Eliminating the illusions
It could have been summer. More likely, it was winter. Whatever the case, we were trapped inside by the elements with naught but the TV to distract us.
The clicker landed on either The History Channel or Discovery and a documentary about Mardi Gras beads.
The beads, thrown by the handfuls from parade floats in New Orleans throughout the Mardi Gras celebration, are colorful and sparkling. Parade watchers frequently compete for the beads by drawing attention to themselves, sometimes even exposing themselves in order to win one more strand. Apparently, the one with the most beads come Ash Wednesday, wins. I'm not sure what they win, but it must be valuable because the competition is fierce.
The beads provided the only glimpse of color in the documentary as the producers filmed and interviewed Chinese laborers, expending their life's energy to produce strand after strand. Theirs is a gray existence with little opportunity to find moments of transporting joy. Usually female, young and single, they live in cramped dormitory-style housing, their limited free time spent catching up the laundry or putting together a meal. There is little time to ponder the deeper questions of life, even if they had access to the myriad answers to such questions.
Back in the U.S., while interviewing a zealous bead collector in New Orleans, the interviewer asked if the woman knew where the beads came from.

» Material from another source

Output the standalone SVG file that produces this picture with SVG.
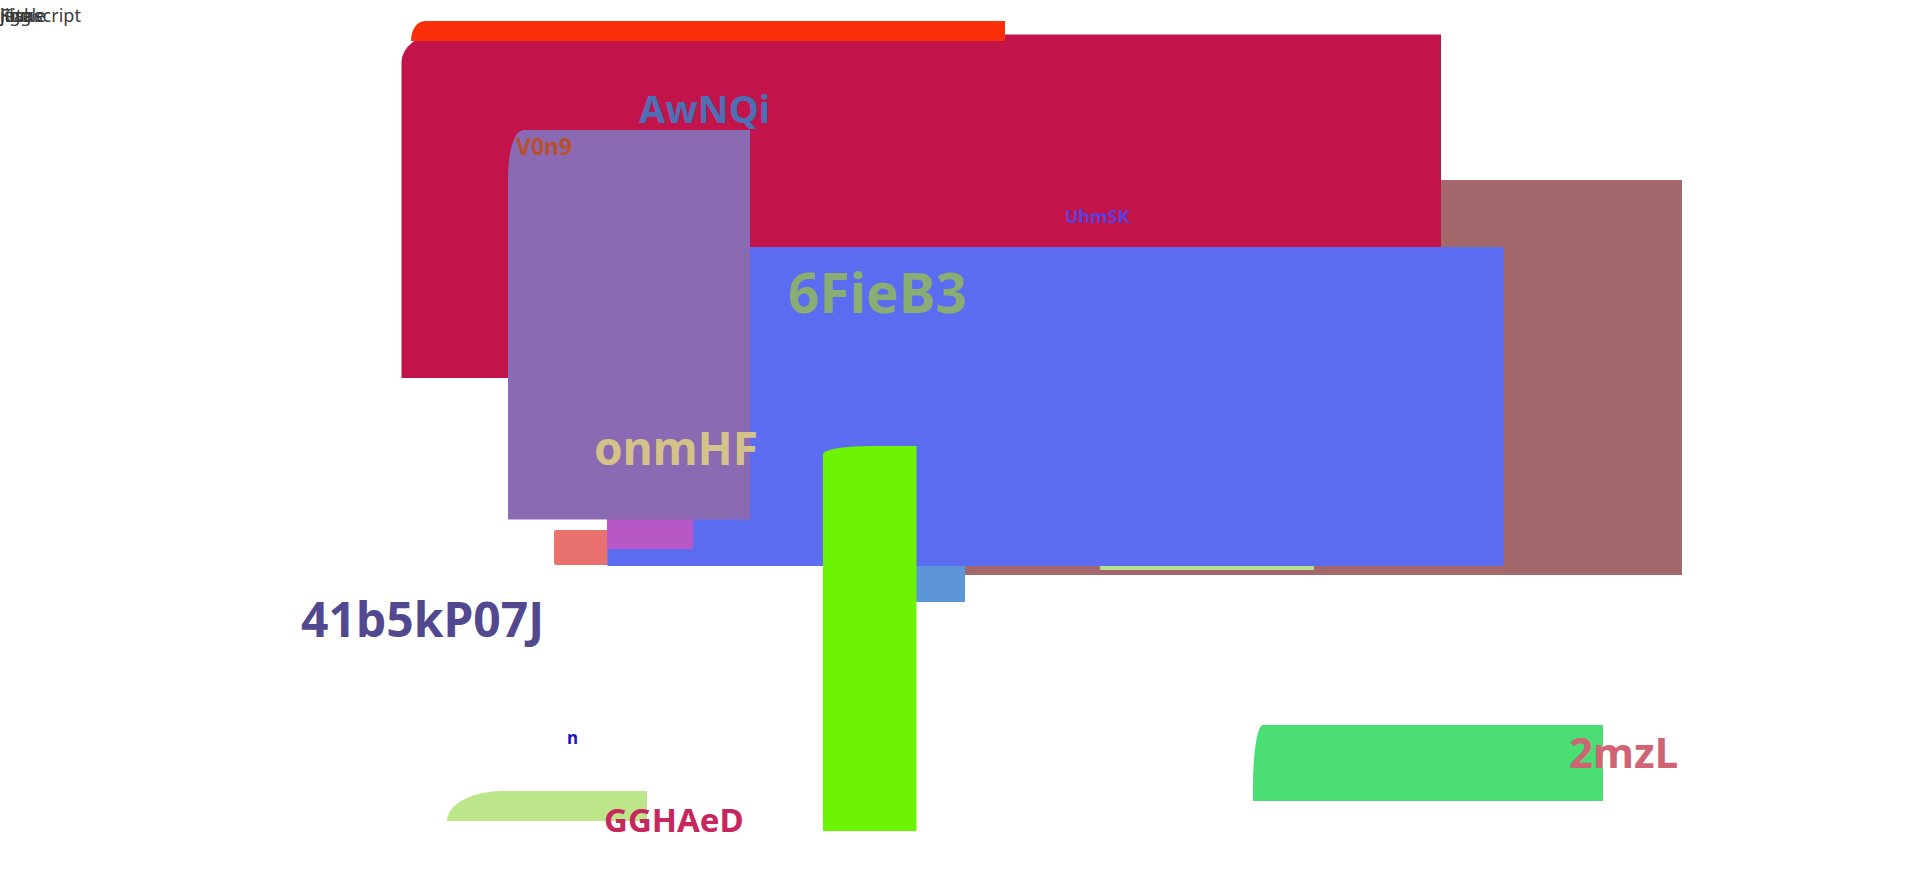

"Oh, I don't want to know," she responded immediately, explaining that as a child she was mesmerized by the ballerina that pirouetted atop her jewelry box.

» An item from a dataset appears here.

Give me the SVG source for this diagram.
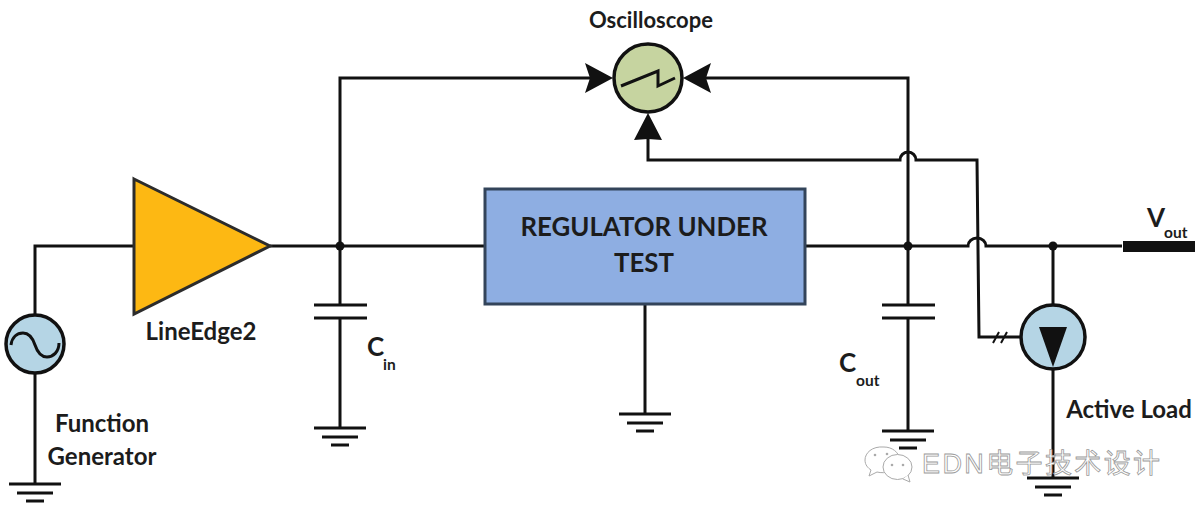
<svg xmlns="http://www.w3.org/2000/svg" width="1200" height="517" viewBox="0 0 1200 517">
<style>
.w{fill:none;stroke:#111;stroke-width:3;stroke-linejoin:miter}
.g{fill:none;stroke:#111;stroke-width:3}
.o{stroke:#111;stroke-width:3.5}
.a{fill:#111;stroke:none}
text{font-family:"Lato","Liberation Sans","Noto Sans CJK SC",sans-serif;font-weight:700;fill:#1c1c1c}
.t{font-size:24px}
.s{font-size:15.5px}
.c{font-size:26px}
.m{font-family:"Liberation Sans","Noto Sans CJK SC",sans-serif;font-weight:400;font-size:27px;fill:#fff;stroke:#999;stroke-width:.8}
.b{fill:#fff;stroke:#aaa;stroke-width:1}
</style>
<defs>
<g id="gnd" class="g"><path d="M-26 0H26M-18 9H18M-9 17H9"/></g>
<path id="arr" class="a" d="M0 0L-28 -15L-23 0L-28 15Z"/>
<path id="arr2" class="a" d="M0 0L-27 -14L-26 0L-27 14Z"/>
</defs>
<rect width="1200" height="517" fill="#fff"/>
<g id="connectors">
<path class="w" d="M35 315V246H134"/>
<path class="w" d="M270 246H485"/>
<path class="w" d="M340 246V78H590"/>
<path class="w" d="M340 246V305M314 305H367M314 318H367M340 318V428"/>
<path class="w" d="M35 373V484"/>
<path class="w" d="M645 304V414"/>
<path class="w" d="M805 246H968A9 8 0 0 1 986 246H1122"/>
<path class="w" d="M908 431V318M882 318H935M882 305H935M908 305V78H705"/>
<path class="w" d="M648 136V160H900A8 8 0 0 1 916 160H977L979 337H1020"/>
<path class="w" d="M1053 246V478"/>
<path d="M993 343L999 332M1001 343L1007 332" fill="none" stroke="#111" stroke-width="2"/>
<circle class="a" cx="340" cy="246" r="4.5"/>
<circle class="a" cx="908" cy="246" r="4.5"/>
<circle class="a" cx="1053" cy="246" r="4.5"/>
<rect class="a" x="1123" y="241" width="72" height="11"/>
<use href="#arr" transform="translate(613 78)"/>
<use href="#arr" transform="translate(683 78) rotate(180)"/>
<use href="#arr2" transform="translate(648 113) rotate(-90)"/>
<use href="#gnd" transform="translate(340 428)"/>
<use href="#gnd" transform="translate(35 484)"/>
<use href="#gnd" transform="translate(645 414)"/>
<use href="#gnd" transform="translate(908 431)"/>
<use href="#gnd" transform="translate(1053 478)"/>
</g>
<g id="function-generator">
<circle class="o" cx="35" cy="344" r="29" fill="#b5d5e5"/>
<path d="M11 345C12 337 17 333 23 333C30 333 33 339 35 345C37 351 41 357 47 357C53 357 59 352 59 343" fill="none" stroke="#111" stroke-width="3"/>
<text class="t" x="102" y="432" text-anchor="middle">Function</text>
<text class="t" x="102" y="465" text-anchor="middle">Generator</text>
</g>
<g id="lineedge2">
<path d="M134 179L270 246L134 314Z" fill="#fdb813" stroke="#2c2c2c" stroke-width="3"/>
<text class="t" x="201" y="340" text-anchor="middle">LineEdge2</text>
</g>
<g id="cin">
<text class="c" x="367" y="356">C</text>
<text class="s" x="383" y="370">in</text>
</g>
<g id="regulator">
<rect x="485" y="189" width="320" height="115" fill="#8eaee2" stroke="#33445a" stroke-width="3"/>
<text x="644" y="236" text-anchor="middle" font-size="25.8" style="font-size:25.8px">REGULATOR UNDER</text>
<text x="644" y="272" text-anchor="middle" style="font-size:25.8px">TEST</text>
</g>
<g id="oscilloscope">
<circle class="o" cx="648" cy="78" r="34" fill="#c6d4a0"/>
<path d="M621 86L658 71L658 86L675 78" fill="none" stroke="#111" stroke-width="3"/>
<text x="651" y="28" text-anchor="middle" style="font-size:22px">Oscilloscope</text>
</g>
<g id="cout">
<text class="c" x="839" y="372">C</text>
<text class="s" x="856" y="386">out</text>
</g>
<g id="active-load">
<circle class="o" cx="1053" cy="337" r="32" fill="#b5d5e5"/>
<path class="a" d="M1039 327H1067L1053 367Z"/>
<text class="t" x="1129" y="418" text-anchor="middle">Active Load</text>
</g>
<g id="vout">
<text class="c" x="1147" y="227">V</text>
<text class="s" x="1164" y="238">out</text>
</g>
<g id="watermark">
<path class="b" d="M884 447C872 446 865 453 865 460C865 465 868 468 871 470L869 476L877 472C885 474 896 472 900 460C899 452 892 447 884 447Z"/>
<ellipse class="b" cx="897.5" cy="467" rx="14.5" ry="12.5"/>
<path class="b" d="M903 479L910 482L908 475"/>
<circle cx="892" cy="465" r="1.3" fill="#aaa"/><circle cx="903" cy="465" r="1.3" fill="#aaa"/>
<circle cx="875" cy="455" r="1.3" fill="#aaa"/><circle cx="887" cy="454" r="1.3" fill="#aaa"/>
<text class="m" x="922" y="473" textLength="238" lengthAdjust="spacing">EDN电子技术设计</text>
</g>
</svg>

"I could watch that dancing lady for hours," she confessed. "I thought she was the most beautiful thing I'd ever seen."
One day curiosity got the better of her and she removed the flowing gown, revealing nothing but a framework of wires.
"I was heartbroken," she admitted. "I have always regretted destroying that illusion."
We do love our illusions, even when we know fully and well that they are, in fact, nothing but an illusion.
The undiscovered illusion charms us even further, and we, much like the woman on Bourbon Street, refuse any argument designed to expose it.
Some illusions are relatively safe, I admit. The ballerina is one. We could go on with our lives uninterrupted if we had never peeked under her skirt and discovered the wires.
Some of our most precious illusions, however, can have eternal consequences, much though we would like to cling to them. They comfort. They console. They protect. They give us hope.
We couldn't resist renting the DVD "2012" recently, even though we know the story line almost as well as we know our own names.
Disaster is imminent. Mankind is doomed. There is no hope.
Oh, wait. Maybe a glimmer of hope yet remains.
In 2012, which had stunning special effects, Hollywood followed the familiar script to a "T." And at the very end, mankind not only overcomes the threat that claims all but a few hundred thousand souls, but also maintains the illusion that when push comes to shove, man, even in the face of imminent destruction, will nevertheless, always do the right thing. A lovely illusion.
Jesus promised, "And ye shall know the truth, and the truth shall make you free." (John 8:32) Truth was and is an all-important tenet of faith and it is vitally important that believers understand this. One of the most caustic accusations Jesus uttered was addressed to the religious leaders of the day when he said, "Ye are of your father the devil, and the lusts of your father ye will do. He was a murderer from the beginning, and abode not in the truth, because there is no truth in him. When he speaketh a lie, he speaketh of his own: for he is a liar, and the father of it." (John 8:44)
To willfully embrace a lie therefore is to willfully embrace the father of all lies. A dangerous proposition, in any situation -- but in matters of spiritual truth, undeniably deadly.
Hardly a week goes by without some "new" spiritual teaching emerging. It's a sign of the times, much as the plethora of "end of days" movies and books are. How are we to rightly discern fact from fiction? Do we simply get to pick and choose from an a la carte menu of spiritual items? Or is there an unchanging truth yet to be discovered?
Be assured. Truth exists. It exists in the person and the teaching of Jesus Christ, who said, without equivocation, "I am the way, the truth, and the life. No man cometh unto the Father, but by me." (John 14:6)
Start there. But don't stop there. And as truth is discovered, hang on to each piece, no matter how many cherished illusions may be lost in the process.